EUR/USD has cleared key resistance and may rise further in the European and US session, tracking the slide in Treasury yields, although bullish reversal may remain elusive as markets are now priced in for Fed rate cuts.
The shared currency found acceptance above the 200-hour moving average of 1.1265 a few minutes before press time and has retraced 50 percent of the drop from 1.1348 to 1.1181.
The rise could be associated with the broad-based US Dollar sell-off triggered by the US Federal Reserve's dovish forward guidance on interest rates and the resulting losses in treasury yields.
The two-year Treasury yield, which tracks short-term interest rate expectations, fell to 1.711% in Asia, the lowest level since Nov. 20, 2017. The yield may extend losses in Europe, helping EUR/USD rise further toward 1.13.
That said, the EUR bulls will likely have a tough time forcing a bull breakout above the recent high of 1.1348, as the money markets are fully priced in for a Fed rate cut in July.
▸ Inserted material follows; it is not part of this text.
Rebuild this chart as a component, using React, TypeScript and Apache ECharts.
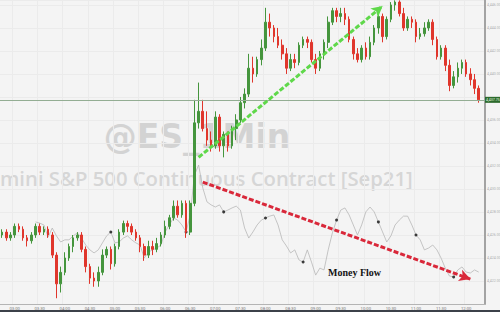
import React, { useEffect, useRef } from "react";
import * as echarts from "echarts";

// 5-minute bars, 02:45 .. 12:20
const times: string[] = [];
for (let i = 0; i < 116; i++) {
  const m = 2 * 60 + 45 + i * 5;
  times.push(`${String(Math.floor(m / 60)).padStart(2, "0")}:${String(m % 60).padStart(2, "0")}`);
}

// [open, close, low, high]
const candles: number[][] = [
  [4426.0, 4426.25, 4425.75, 4426.5], [4426.25, 4425.75, 4425.5, 4426.5], [4425.75, 4426.0, 4425.5, 4426.25],
  [4426.0, 4426.75, 4425.75, 4427.0], [4426.75, 4426.5, 4426.25, 4427.0], [4426.5, 4425.75, 4425.5, 4426.75],
  [4425.75, 4425.5, 4425.0, 4426.0], [4425.5, 4426.0, 4425.25, 4426.25], [4426.0, 4426.75, 4425.75, 4427.0],
  [4426.75, 4426.25, 4426.0, 4427.0], [4426.25, 4426.5, 4426.0, 4426.75], [4426.5, 4426.0, 4425.75, 4426.75],
  [4426.0, 4424.25, 4424.0, 4426.25], [4424.25, 4421.75, 4420.5, 4424.5], [4421.75, 4422.75, 4421.0, 4423.25],
  [4422.75, 4424.0, 4422.5, 4424.5], [4424.0, 4425.0, 4423.75, 4425.25], [4425.0, 4425.75, 4424.5, 4426.0],
  [4425.75, 4426.0, 4425.5, 4426.25], [4426.0, 4424.75, 4424.5, 4426.25], [4424.75, 4423.25, 4422.75, 4425.0],
  [4423.25, 4422.25, 4421.75, 4423.5], [4422.25, 4422.0, 4421.5, 4422.75], [4422.0, 4422.75, 4421.5, 4423.25],
  [4422.75, 4424.25, 4422.5, 4424.75], [4424.25, 4424.75, 4424.0, 4425.0], [4424.75, 4423.5, 4423.0, 4425.0],
  [4423.5, 4425.0, 4423.25, 4425.25], [4425.0, 4426.25, 4424.75, 4426.5], [4426.25, 4427.0, 4426.0, 4427.25],
  [4427.0, 4426.75, 4426.25, 4427.25], [4426.75, 4426.25, 4426.0, 4427.0], [4426.25, 4425.75, 4425.5, 4426.5],
  [4425.75, 4425.0, 4424.5, 4426.0], [4425.0, 4424.25, 4423.75, 4425.25], [4424.25, 4425.0, 4424.0, 4425.5],
  [4425.0, 4424.75, 4424.25, 4425.5], [4424.75, 4425.25, 4424.5, 4425.75], [4425.25, 4426.0, 4425.0, 4426.25],
  [4426.0, 4426.75, 4425.75, 4427.25], [4426.75, 4427.5, 4426.5, 4427.75], [4427.5, 4428.5, 4427.25, 4429.0],
  [4428.5, 4427.75, 4427.5, 4429.0], [4427.75, 4428.75, 4427.5, 4429.0], [4428.75, 4426.25, 4425.75, 4429.0],
  [4426.25, 4428.75, 4426.0, 4429.0], [4428.75, 4435.75, 4428.5, 4437.75], [4435.75, 4436.75, 4435.25, 4439.25],
  [4436.75, 4435.25, 4435.0, 4437.75], [4435.25, 4434.25, 4433.75, 4436.75], [4434.25, 4433.75, 4433.25, 4435.0],
  [4433.75, 4436.25, 4433.5, 4436.75], [4436.25, 4433.75, 4433.25, 4436.5], [4433.75, 4434.75, 4432.75, 4435.0],
  [4434.75, 4433.75, 4433.25, 4435.0], [4433.75, 4435.25, 4433.5, 4435.5], [4435.25, 4436.0, 4434.25, 4436.5],
  [4436.0, 4437.5, 4435.75, 4438.0], [4437.5, 4438.25, 4437.0, 4438.75], [4438.25, 4440.5, 4438.0, 4441.75],
  [4440.5, 4440.0, 4439.25, 4441.5], [4440.0, 4441.25, 4439.75, 4441.5], [4441.25, 4442.25, 4440.75, 4443.0],
  [4442.25, 4444.5, 4442.0, 4445.75], [4444.5, 4444.0, 4443.25, 4445.25], [4444.0, 4443.25, 4442.75, 4444.25],
  [4443.25, 4442.5, 4442.25, 4444.0], [4442.5, 4441.75, 4441.25, 4443.0], [4441.75, 4440.5, 4440.0, 4442.25],
  [4440.5, 4441.25, 4440.25, 4441.75], [4441.25, 4441.0, 4440.5, 4441.75], [4441.0, 4442.5, 4440.75, 4442.75],
  [4442.5, 4443.0, 4442.25, 4443.25], [4443.0, 4442.75, 4442.25, 4443.25], [4442.75, 4441.25, 4441.0, 4443.0],
  [4441.25, 4440.5, 4440.0, 4441.75], [4440.5, 4441.75, 4440.25, 4442.0], [4441.75, 4442.75, 4441.25, 4443.0],
  [4442.75, 4444.5, 4442.25, 4445.0], [4444.5, 4445.5, 4444.25, 4445.75], [4445.5, 4445.0, 4444.5, 4445.75],
  [4445.0, 4445.25, 4444.5, 4445.75], [4445.25, 4444.75, 4444.25, 4445.75], [4444.75, 4443.0, 4442.75, 4445.0],
  [4443.0, 4441.75, 4441.25, 4443.25], [4441.75, 4441.25, 4441.0, 4442.25], [4441.25, 4442.25, 4441.0, 4442.5],
  [4442.25, 4441.5, 4441.25, 4442.75], [4441.5, 4442.75, 4441.25, 4443.25], [4442.75, 4444.0, 4442.5, 4444.25],
  [4444.0, 4445.0, 4443.5, 4445.25], [4445.0, 4443.25, 4442.75, 4445.25], [4443.25, 4444.75, 4443.0, 4445.0],
  [4444.75, 4446.0, 4444.5, 4446.25], [4446.0, 4446.25, 4445.5, 4446.4], [4446.25, 4445.25, 4445.0, 4446.4],
  [4445.25, 4444.0, 4443.75, 4445.75], [4444.0, 4444.75, 4443.75, 4445.0], [4444.75, 4444.5, 4444.0, 4445.0],
  [4444.5, 4443.25, 4442.75, 4444.75], [4443.25, 4443.5, 4443.0, 4444.0], [4443.5, 4444.0, 4443.25, 4444.5],
  [4444.0, 4444.5, 4443.75, 4444.75], [4444.5, 4443.0, 4442.5, 4444.75], [4443.0, 4441.5, 4441.25, 4443.25],
  [4441.5, 4442.25, 4441.25, 4442.5], [4442.25, 4440.75, 4440.25, 4442.5], [4440.75, 4439.0, 4438.5, 4441.25],
  [4439.0, 4439.75, 4438.75, 4440.25], [4439.75, 4440.5, 4439.25, 4441.0], [4440.5, 4441.0, 4440.0, 4441.25],
  [4441.0, 4440.0, 4439.75, 4441.25], [4440.0, 4439.5, 4439.0, 4440.5], [4439.5, 4438.75, 4438.25, 4440.0],
  [4438.75, 4437.75, 4437.5, 4439.0],
];

// Money flow (arbitrary units on a hidden 0..100 axis), "-" = no value
const moneyFlow: (number | string)[] = [
  "-", "-", "-", "-", "-", "-", "-", "-",
  27.0, 26.6, 26.0, 22.0, 25.0, 22.4, 20.4, 21.1, 21.1, 22.4,
  23.4, 21.7, 19.4, 17.8, 16.8, 17.8, 20.1, 22.4, 23.7, 20.1,
  20.4, 21.7, 22.4, 21.1, 20.1, 19.4, 15.1, 17.1, 17.8, 18.4,
  19.4, 23.7, 26.0, 28.3, 27.6, 26.0, 23.7, 29.3, 42.4, 45.7,
  38.2, 33.6, 32.6, 31.9, 32.6, 30.3, 30.9, 31.6, 32.2, 30.9,
  25.0, 21.7, 23.7, 26.0, 27.6, 28.3, 28.9, 29.3, 26.0, 21.1,
  19.1, 16.8, 17.8, 14.5, 13.8, 17.8, 13.8, 9.5, 11.8, 11.2,
  17.8, 23.4, 27.6, 30.9, 31.6, 29.3, 26.0, 22.7, 26.0, 30.3,
  31.9, 30.3, 27.0, 23.7, 20.4, 22.4, 26.0, 27.6, 28.9, 28.9,
  26.0, 22.7, 21.1, 17.8, 18.4, 19.4, 17.8, 15.1, 11.8, 9.2,
  8.9, 11.2, 12.2, 10.5, 10.2, 11.2, 10.5, "-",
];
const moneyFlowDots: number[] = [26, 44, 53, 63, 72, 80, 90, 99, 108];

// annotation arrows: [categoryIndex, value]
const greenArrow: number[][] = [[47, 4432.75], [91, 4445.9]];
const redArrow: number[][] = [[48, 40.1], [112, 8.2]];

const priceMin = 4420;
const priceMax = 4446.43;
const priceStep = 2;
const lastPrice = candles[candles.length - 1][1];

const fmt = (v: number) =>
  v.toLocaleString("en-US", { minimumFractionDigits: 2, maximumFractionDigits: 2 });

const isLabelTime = (_i: number, v: string) => v.endsWith(":00") || v.endsWith(":30");

const arrowLine = (pts: number[][], color: string) => ({
  silent: true,
  symbol: ["none", "arrow"],
  symbolSize: [9, 11],
  label: { show: false },
  emphasis: { disabled: true },
  lineStyle: { color, width: 3, type: [5, 2] },
  data: [
    [
      { coord: [times[pts[0][0]], pts[0][1]] },
      { coord: [times[pts[1][0]], pts[1][1]] },
    ],
  ],
});

export default function App() {
  const ref = useRef<HTMLDivElement>(null);
  useEffect(() => {
    if (!ref.current) return;
    const chart = echarts.init(ref.current, undefined, { renderer: "svg" });
    const option: any = {
      animation: false,
      backgroundColor: "#f4f4f4",
      grid: { left: 0, right: 15, top: 0, bottom: 8, containLabel: false, outerBoundsMode: "none" },
      xAxis: {
        type: "category",
        data: times,
        boundaryGap: true,
        axisLine: { lineStyle: { color: "#b4b4b4", width: 1 } },
        axisTick: { show: false },
        axisLabel: {
          interval: isLabelTime,
          fontSize: 4.2,
          color: "#777",
          margin: 2,
          fontFamily: "Roboto",
        },
        splitLine: { show: true, interval: isLabelTime, lineStyle: { color: "#ebebeb", width: 1 } },
      },
      yAxis: [
        {
          type: "value",
          position: "right",
          min: priceMin,
          max: priceMax,
          interval: priceStep,
          axisLine: { show: true, lineStyle: { color: "#a3a3a3", width: 2 } },
          axisTick: { show: false },
          axisLabel: {
            fontSize: 3.6,
            color: "#b0b0b0",
            margin: 2,
            showMinLabel: false,
            showMaxLabel: false,
            fontFamily: "Roboto",
            formatter: (v: number) => (Math.abs(v - lastPrice) < 1 ? "" : fmt(v)),
          },
          splitLine: { show: true, lineStyle: { color: "#ebebeb", width: 1 } },
        },
        { type: "value", min: 0, max: 100, show: false },
      ],
      graphic: [
        {
          type: "text",
          x: 197,
          y: 136,
          z: 0,
          silent: true,
          style: {
            text: "@ES_1Min",
            fontFamily: "DejaVu Sans",
            fontWeight: "bold",
            fontSize: 33,
            fill: "#d3d3d3",
            align: "center",
            verticalAlign: "middle",
          },
        },
        {
          type: "text",
          x: 0,
          y: 178,
          z: 0,
          silent: true,
          style: {
            text: "mini S&P 500 Continuous Contract [Sep21]",
            fontFamily: "Open Sans",
            fontWeight: 600,
            fontSize: 20.3,
            fill: "#d6d6d6",
            align: "left",
            verticalAlign: "middle",
          },
        },
        {
          type: "text",
          x: 328,
          y: 272,
          z: 10,
          silent: true,
          style: {
            text: "Money Flow",
            fontFamily: "Liberation Serif",
            fontWeight: "bold",
            fontSize: 10,
            fill: "#151515",
            align: "left",
            verticalAlign: "middle",
          },
        },
        {
          type: "rect",
          left: 0,
          top: 310,
          z: 10,
          silent: true,
          shape: { width: 500, height: 2 },
          style: { fill: "#3c414a" },
        },
      ],
      series: [
        {
          type: "line",
          yAxisIndex: 1,
          data: moneyFlow,
          symbol: "none",
          z: 2,
          lineStyle: { color: "#b8b8b8", width: 0.8 },
          markLine: arrowLine(redArrow, "#d9283a"),
        },
        {
          type: "scatter",
          yAxisIndex: 1,
          symbolSize: 3,
          z: 3,
          itemStyle: { color: "#111" },
          data: moneyFlowDots.map((i) => [times[i], moneyFlow[i]]),
        },
        {
          type: "candlestick",
          yAxisIndex: 0,
          data: candles,
          barMaxWidth: 2.5,
          z: 4,
          itemStyle: {
            color: "#45953d",
            color0: "#e0362c",
            borderColor: "#45953d",
            borderColor0: "#e0362c",
            borderWidth: 1,
          },
          markLine: {
            silent: true,
            symbol: "none",
            data: [
              {
                yAxis: lastPrice,
                lineStyle: { color: "#93ad93", width: 1, type: "solid" },
                label: {
                  show: true,
                  position: "end",
                  formatter: fmt(lastPrice),
                  backgroundColor: "#2c6a2c",
                  color: "#e6ffe6",
                  fontSize: 3.6,
                  padding: [1, 1, 1, 1],
                  distance: 0,
                  fontFamily: "Roboto",
                },
              },
            ],
          },
        },
        {
          type: "line",
          yAxisIndex: 0,
          data: times.map(() => "-"),
          symbol: "none",
          z: 5,
          markLine: arrowLine(greenArrow, "#5fd84a"),
        },
      ],
    };
    chart.setOption(option);
    return () => chart.dispose();
  }, []);
  return (
    <div
      ref={ref}
      style={{ position: "absolute", left: 0, top: 0, width: 500, height: 312 }}
    />
  );
}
Further, the markets have almost priced in another rate cut before the year-end.
The fact that the two-year yield is down 23 basis points on a month-to-date basis and 90 basis points on a year-to-date basis also indicate the markets have largely priced in additional easing. As a result, the upside in EUR/USD looks limited.
The pair's break above the 200-hour MA could be short-lived if gold rally stalls and the American dollar starts recovering ground against China's Yuan.
As of writing, EUR/USD is trading at 1.1270, representing 0.40% gains on the day.